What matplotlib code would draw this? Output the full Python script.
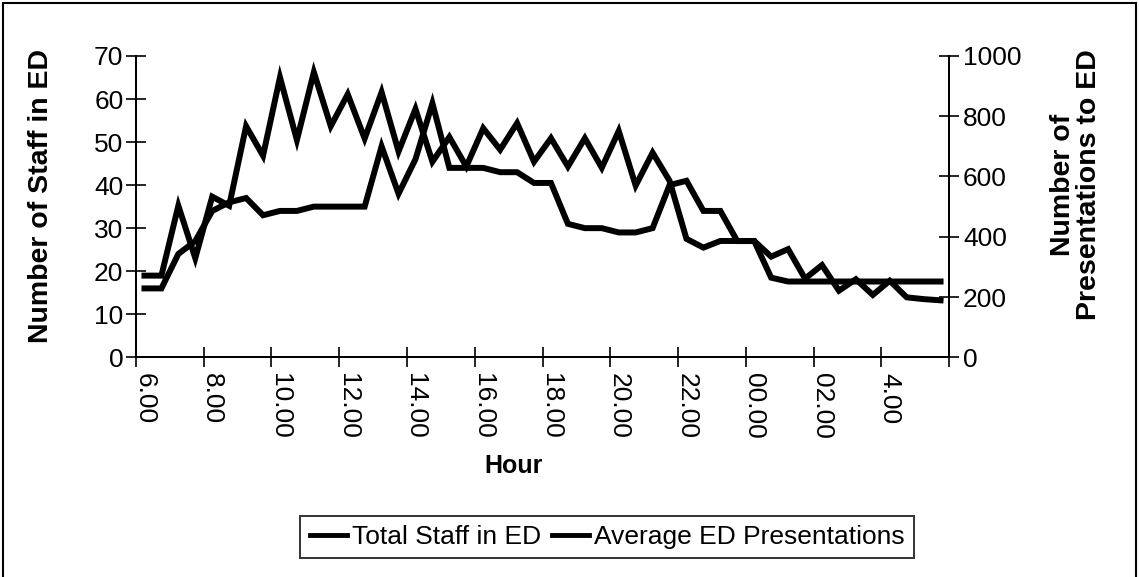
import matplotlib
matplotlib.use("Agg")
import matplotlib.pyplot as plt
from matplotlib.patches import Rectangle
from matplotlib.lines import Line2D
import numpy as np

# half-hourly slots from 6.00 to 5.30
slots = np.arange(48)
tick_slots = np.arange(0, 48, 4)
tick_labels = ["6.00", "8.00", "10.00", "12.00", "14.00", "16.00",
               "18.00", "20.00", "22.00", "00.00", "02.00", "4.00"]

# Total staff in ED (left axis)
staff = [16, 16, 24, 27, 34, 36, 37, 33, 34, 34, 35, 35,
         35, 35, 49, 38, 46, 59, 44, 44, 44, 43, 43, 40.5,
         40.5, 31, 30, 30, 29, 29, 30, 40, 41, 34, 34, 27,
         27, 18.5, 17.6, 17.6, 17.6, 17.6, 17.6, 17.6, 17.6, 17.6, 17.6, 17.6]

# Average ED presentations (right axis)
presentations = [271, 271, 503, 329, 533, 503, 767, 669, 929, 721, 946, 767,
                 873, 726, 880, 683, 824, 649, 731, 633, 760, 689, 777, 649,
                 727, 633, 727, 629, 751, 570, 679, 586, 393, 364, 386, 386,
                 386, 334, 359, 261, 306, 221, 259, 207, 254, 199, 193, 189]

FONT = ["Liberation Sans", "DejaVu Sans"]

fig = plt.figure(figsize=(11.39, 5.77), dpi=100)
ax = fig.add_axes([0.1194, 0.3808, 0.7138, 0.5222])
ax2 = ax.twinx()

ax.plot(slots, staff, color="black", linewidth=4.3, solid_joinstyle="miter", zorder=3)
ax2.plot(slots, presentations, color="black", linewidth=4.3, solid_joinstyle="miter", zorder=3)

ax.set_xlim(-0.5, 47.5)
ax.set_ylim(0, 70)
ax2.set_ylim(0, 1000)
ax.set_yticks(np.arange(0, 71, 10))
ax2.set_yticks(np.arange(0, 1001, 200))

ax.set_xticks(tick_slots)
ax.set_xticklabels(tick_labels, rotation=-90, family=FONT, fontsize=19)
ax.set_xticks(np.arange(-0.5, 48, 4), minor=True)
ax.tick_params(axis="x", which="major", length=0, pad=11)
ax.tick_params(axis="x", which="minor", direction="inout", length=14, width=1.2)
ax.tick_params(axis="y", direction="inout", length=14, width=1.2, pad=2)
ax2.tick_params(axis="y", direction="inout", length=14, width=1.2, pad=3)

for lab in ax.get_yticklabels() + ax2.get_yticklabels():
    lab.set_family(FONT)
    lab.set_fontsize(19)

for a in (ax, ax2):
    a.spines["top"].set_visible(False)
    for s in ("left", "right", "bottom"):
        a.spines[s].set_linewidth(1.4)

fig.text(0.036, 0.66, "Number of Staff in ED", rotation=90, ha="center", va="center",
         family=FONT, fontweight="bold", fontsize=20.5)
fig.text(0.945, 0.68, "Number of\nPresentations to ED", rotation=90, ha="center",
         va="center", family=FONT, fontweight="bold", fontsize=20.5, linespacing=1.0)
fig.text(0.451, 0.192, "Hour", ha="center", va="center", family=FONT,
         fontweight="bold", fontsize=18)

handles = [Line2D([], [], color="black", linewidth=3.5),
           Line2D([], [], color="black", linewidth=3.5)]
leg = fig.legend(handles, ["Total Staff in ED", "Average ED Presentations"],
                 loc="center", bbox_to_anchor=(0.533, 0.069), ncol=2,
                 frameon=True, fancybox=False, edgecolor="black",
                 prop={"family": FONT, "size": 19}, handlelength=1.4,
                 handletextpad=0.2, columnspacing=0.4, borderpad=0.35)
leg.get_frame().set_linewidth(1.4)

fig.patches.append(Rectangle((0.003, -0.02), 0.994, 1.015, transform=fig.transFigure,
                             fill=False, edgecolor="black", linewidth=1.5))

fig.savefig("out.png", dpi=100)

# [What this task involves]
Reproduce all of the data exactly, omitting each picture it holds.

# [Response to the task]
What matplotlib code would draw this? Output the full Python script.
import matplotlib
matplotlib.use("Agg")
import matplotlib.pyplot as plt
from matplotlib.patches import Rectangle
from matplotlib.lines import Line2D
import numpy as np

# half-hourly slots from 6.00 to 5.30
slots = np.arange(48)
tick_slots = np.arange(0, 48, 4)
tick_labels = ["6.00", "8.00", "10.00", "12.00", "14.00", "16.00",
               "18.00", "20.00", "22.00", "00.00", "02.00", "4.00"]

# Total staff in ED (left axis)
staff = [16, 16, 24, 27, 34, 36, 37, 33, 34, 34, 35, 35,
         35, 35, 49, 38, 46, 59, 44, 44, 44, 43, 43, 40.5,
         40.5, 31, 30, 30, 29, 29, 30, 40, 41, 34, 34, 27,
         27, 18.5, 17.6, 17.6, 17.6, 17.6, 17.6, 17.6, 17.6, 17.6, 17.6, 17.6]

# Average ED presentations (right axis)
presentations = [271, 271, 503, 329, 533, 503, 767, 669, 929, 721, 946, 767,
                 873, 726, 880, 683, 824, 649, 731, 633, 760, 689, 777, 649,
                 727, 633, 727, 629, 751, 570, 679, 586, 393, 364, 386, 386,
                 386, 334, 359, 261, 306, 221, 259, 207, 254, 199, 193, 189]

FONT = ["Liberation Sans", "DejaVu Sans"]

fig = plt.figure(figsize=(11.39, 5.77), dpi=100)
ax = fig.add_axes([0.1194, 0.3808, 0.7138, 0.5222])
ax2 = ax.twinx()

ax.plot(slots, staff, color="black", linewidth=4.3, solid_joinstyle="miter", zorder=3)
ax2.plot(slots, presentations, color="black", linewidth=4.3, solid_joinstyle="miter", zorder=3)

ax.set_xlim(-0.5, 47.5)
ax.set_ylim(0, 70)
ax2.set_ylim(0, 1000)
ax.set_yticks(np.arange(0, 71, 10))
ax2.set_yticks(np.arange(0, 1001, 200))

ax.set_xticks(tick_slots)
ax.set_xticklabels(tick_labels, rotation=-90, family=FONT, fontsize=19)
ax.set_xticks(np.arange(-0.5, 48, 4), minor=True)
ax.tick_params(axis="x", which="major", length=0, pad=11)
ax.tick_params(axis="x", which="minor", direction="inout", length=14, width=1.2)
ax.tick_params(axis="y", direction="inout", length=14, width=1.2, pad=2)
ax2.tick_params(axis="y", direction="inout", length=14, width=1.2, pad=3)

for lab in ax.get_yticklabels() + ax2.get_yticklabels():
    lab.set_family(FONT)
    lab.set_fontsize(19)

for a in (ax, ax2):
    a.spines["top"].set_visible(False)
    for s in ("left", "right", "bottom"):
        a.spines[s].set_linewidth(1.4)

fig.text(0.036, 0.66, "Number of Staff in ED", rotation=90, ha="center", va="center",
         family=FONT, fontweight="bold", fontsize=20.5)
fig.text(0.945, 0.68, "Number of\nPresentations to ED", rotation=90, ha="center",
         va="center", family=FONT, fontweight="bold", fontsize=20.5, linespacing=1.0)
fig.text(0.451, 0.192, "Hour", ha="center", va="center", family=FONT,
         fontweight="bold", fontsize=18)

handles = [Line2D([], [], color="black", linewidth=3.5),
           Line2D([], [], color="black", linewidth=3.5)]
leg = fig.legend(handles, ["Total Staff in ED", "Average ED Presentations"],
                 loc="center", bbox_to_anchor=(0.533, 0.069), ncol=2,
                 frameon=True, fancybox=False, edgecolor="black",
                 prop={"family": FONT, "size": 19}, handlelength=1.4,
                 handletextpad=0.2, columnspacing=0.4, borderpad=0.35)
leg.get_frame().set_linewidth(1.4)

fig.patches.append(Rectangle((0.003, -0.02), 0.994, 1.015, transform=fig.transFigure,
                             fill=False, edgecolor="black", linewidth=1.5))

fig.savefig("out.png", dpi=100)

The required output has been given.